When you buy a piece of land, you usually are buying the mineral rights to that land, as well. However, there are exceptions. In some cases a previous owner may have sold the mineral rights to another party, in which case you have no control over who and how the minerals are extracted. If your deed does not specifically mention mineral rights, you may not own the mineral rights to that property. To find out for sure takes time and effort, but is important, especially if you live in an area where mineral rights can be profitable.
Examine the deed to your property and look for any mention of mineral rights. If there is no statement that they are included on your deed, you may not own these rights, in which case, you need to find out who does own the mineral rights on your land. Most land in the United States is "fee simple" land, which means that it is sold with all the rights attached. However, at any point from the time the land grant was given from the government until now, any previous owner could have severed the mineral rights, which means that the mineral rights were sold and are deeded separate from the surface rights.
Find the legal description of the property. In most states, including California, the system used to describe the property is the Public Land Survey System, often abbreviated as PLSS. States that do not use the PLSS system include most of the Eastern seaboard, Texas, and Hawaii. In these states, the legal description follows whichever division system was used at the time and these systems can vary widely. Regardless, the legal description used for your land should be on the deed and is the same that has been used for that property since it was granted.
Go to the county courthouse or registry of deeds in the county where your land is located. Using the legal identifier that is applicable for your property, find the property in the property records section of the courthouse or registry. If your property is in an area with a large mineral rights business, there may be a separate mineral rights section where you can look. Otherwise, the mineral rights are listed with the property records. A PLSS identifier looks like this: S ½ NW ¼ SE ¼, S32, T10S, R22W; if your county uses another system, ask a clerk to explain the system to you.

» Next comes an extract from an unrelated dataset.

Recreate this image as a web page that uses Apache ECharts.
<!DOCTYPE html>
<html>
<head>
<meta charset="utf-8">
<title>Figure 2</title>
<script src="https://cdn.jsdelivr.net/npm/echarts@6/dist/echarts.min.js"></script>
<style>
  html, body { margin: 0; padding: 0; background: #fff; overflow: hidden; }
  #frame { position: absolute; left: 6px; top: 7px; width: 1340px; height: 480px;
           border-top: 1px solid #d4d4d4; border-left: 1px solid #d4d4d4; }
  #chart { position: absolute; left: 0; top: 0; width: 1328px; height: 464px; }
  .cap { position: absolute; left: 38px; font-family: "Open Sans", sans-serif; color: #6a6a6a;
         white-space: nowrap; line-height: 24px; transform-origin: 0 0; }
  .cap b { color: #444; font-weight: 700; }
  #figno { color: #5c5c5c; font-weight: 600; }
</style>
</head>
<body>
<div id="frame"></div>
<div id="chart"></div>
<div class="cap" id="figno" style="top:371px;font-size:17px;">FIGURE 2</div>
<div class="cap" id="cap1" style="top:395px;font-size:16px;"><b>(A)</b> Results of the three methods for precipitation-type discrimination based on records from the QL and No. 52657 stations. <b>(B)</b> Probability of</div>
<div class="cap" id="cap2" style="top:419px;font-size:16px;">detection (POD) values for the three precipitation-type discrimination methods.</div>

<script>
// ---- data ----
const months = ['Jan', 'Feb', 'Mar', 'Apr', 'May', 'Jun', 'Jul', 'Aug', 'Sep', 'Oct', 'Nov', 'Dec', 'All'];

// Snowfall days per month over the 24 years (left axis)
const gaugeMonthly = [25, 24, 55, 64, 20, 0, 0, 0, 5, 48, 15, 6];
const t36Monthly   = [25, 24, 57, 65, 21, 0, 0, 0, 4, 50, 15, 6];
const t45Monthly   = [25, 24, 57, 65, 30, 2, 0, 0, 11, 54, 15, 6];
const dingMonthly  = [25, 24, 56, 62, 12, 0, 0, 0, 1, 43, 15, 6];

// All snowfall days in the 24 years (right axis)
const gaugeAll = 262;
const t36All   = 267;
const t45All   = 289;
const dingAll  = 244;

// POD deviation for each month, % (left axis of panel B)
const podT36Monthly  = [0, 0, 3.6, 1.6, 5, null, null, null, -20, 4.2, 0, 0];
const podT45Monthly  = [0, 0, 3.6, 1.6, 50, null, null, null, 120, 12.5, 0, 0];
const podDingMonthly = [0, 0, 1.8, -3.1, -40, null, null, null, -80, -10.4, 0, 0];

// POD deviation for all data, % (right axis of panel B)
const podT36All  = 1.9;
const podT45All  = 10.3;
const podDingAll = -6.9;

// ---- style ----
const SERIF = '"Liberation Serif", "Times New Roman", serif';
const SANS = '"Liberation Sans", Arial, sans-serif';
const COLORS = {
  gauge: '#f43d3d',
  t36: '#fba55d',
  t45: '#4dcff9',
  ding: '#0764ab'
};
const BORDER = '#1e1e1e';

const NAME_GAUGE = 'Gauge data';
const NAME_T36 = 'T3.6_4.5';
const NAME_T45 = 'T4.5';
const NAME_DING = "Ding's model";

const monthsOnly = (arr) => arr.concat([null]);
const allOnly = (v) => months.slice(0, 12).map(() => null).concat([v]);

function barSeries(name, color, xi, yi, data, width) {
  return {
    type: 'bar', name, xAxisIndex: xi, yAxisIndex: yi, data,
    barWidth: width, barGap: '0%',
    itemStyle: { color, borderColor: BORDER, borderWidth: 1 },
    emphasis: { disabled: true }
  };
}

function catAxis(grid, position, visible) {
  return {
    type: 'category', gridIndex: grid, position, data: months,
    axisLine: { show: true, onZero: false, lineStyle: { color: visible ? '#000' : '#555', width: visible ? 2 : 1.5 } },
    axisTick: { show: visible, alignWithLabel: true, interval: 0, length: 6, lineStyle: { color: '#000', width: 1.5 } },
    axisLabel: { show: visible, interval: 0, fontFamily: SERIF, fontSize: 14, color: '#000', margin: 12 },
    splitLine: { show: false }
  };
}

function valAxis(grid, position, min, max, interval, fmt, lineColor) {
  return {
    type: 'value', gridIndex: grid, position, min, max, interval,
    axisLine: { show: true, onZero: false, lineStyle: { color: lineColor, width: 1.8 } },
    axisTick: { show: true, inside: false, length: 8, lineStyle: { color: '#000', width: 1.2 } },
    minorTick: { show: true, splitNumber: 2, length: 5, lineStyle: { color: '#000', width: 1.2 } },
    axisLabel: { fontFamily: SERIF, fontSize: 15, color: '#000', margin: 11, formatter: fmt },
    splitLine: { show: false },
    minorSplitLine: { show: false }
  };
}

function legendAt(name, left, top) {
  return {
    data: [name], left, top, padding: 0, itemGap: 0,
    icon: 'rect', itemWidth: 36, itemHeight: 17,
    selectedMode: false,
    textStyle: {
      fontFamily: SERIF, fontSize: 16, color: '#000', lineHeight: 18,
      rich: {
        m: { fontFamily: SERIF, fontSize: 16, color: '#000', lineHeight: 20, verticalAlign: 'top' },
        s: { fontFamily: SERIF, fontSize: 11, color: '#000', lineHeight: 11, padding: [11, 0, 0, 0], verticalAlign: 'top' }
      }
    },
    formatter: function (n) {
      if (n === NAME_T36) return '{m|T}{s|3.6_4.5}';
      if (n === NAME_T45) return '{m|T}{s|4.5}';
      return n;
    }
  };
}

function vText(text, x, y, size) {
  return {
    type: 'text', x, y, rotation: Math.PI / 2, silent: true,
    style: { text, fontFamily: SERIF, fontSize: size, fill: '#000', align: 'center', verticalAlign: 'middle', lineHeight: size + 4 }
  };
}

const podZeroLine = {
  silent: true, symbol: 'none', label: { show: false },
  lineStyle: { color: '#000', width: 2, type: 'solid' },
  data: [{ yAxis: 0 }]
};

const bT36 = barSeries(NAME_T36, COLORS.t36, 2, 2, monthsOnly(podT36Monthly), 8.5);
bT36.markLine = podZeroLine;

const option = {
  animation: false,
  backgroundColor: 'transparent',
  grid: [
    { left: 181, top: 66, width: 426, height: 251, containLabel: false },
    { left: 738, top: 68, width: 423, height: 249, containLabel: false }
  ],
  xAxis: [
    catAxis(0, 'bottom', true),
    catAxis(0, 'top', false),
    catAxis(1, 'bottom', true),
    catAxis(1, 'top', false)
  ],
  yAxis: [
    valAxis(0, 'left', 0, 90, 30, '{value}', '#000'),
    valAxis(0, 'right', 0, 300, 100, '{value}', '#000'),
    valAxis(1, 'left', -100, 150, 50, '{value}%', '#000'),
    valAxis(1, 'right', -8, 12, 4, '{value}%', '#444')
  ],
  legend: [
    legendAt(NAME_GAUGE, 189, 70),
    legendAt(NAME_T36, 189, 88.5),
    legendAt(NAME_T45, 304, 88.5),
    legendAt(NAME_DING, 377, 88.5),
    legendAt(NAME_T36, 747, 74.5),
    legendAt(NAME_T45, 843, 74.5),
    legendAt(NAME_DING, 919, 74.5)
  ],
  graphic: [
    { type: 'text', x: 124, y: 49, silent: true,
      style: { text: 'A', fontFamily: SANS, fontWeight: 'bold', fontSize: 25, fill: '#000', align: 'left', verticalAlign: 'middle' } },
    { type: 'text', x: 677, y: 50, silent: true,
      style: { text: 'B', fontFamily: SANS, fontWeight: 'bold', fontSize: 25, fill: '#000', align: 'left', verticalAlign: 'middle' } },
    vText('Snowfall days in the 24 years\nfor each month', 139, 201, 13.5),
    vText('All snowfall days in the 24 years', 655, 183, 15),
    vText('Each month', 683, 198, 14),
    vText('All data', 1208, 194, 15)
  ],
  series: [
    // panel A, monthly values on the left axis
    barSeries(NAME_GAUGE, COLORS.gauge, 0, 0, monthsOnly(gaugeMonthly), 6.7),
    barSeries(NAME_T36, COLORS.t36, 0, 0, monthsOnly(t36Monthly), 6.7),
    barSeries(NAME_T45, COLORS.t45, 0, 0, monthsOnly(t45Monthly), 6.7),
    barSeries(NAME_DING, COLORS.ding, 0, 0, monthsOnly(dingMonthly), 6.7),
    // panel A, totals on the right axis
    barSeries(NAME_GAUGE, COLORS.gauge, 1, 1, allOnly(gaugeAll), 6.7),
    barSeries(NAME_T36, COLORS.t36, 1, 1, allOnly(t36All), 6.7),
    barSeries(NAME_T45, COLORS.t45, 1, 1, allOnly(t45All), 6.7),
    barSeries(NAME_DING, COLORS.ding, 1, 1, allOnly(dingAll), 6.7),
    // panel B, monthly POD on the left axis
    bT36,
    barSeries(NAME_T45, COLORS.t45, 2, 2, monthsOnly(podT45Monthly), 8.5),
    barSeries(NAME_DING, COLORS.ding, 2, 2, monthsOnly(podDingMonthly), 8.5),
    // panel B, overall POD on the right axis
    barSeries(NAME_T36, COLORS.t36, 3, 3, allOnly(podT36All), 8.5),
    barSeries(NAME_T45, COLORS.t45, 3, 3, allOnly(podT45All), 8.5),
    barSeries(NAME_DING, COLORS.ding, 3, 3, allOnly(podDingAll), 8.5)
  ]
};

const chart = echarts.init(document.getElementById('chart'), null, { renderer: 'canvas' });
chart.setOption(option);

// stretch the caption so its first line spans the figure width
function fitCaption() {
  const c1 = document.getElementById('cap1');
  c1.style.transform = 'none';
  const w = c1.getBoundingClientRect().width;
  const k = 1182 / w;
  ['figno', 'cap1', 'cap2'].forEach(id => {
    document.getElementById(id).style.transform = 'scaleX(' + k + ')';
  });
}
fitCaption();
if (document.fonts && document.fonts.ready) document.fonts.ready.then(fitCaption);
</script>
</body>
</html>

Trace the ownership of your property back in time, using the property or mineral records in the courthouse, until you find mention of mineral rights. The listing of all previous owners of the property is called the "chain of title." Generally speaking, the county files all deeds by year and cross references them with the legal identification of the property. By pulling all deeds associated with your specific plot of land, you can see all the owners of that piece of land. If at any point the mineral rights are listed as being sold separately from the land, the deed should list the entity they were sold to. If they are listed as being sold with the land, you retain the mineral rights.
- You can hire a landman -- someone who specializes in mineral rights -- to investigate the ownership of the mineral rights on your property for you, but this can cost from hundreds to thousands of dollars, depending on the complexity of the process.
- This can be a long, difficult, and tedious process to undertake.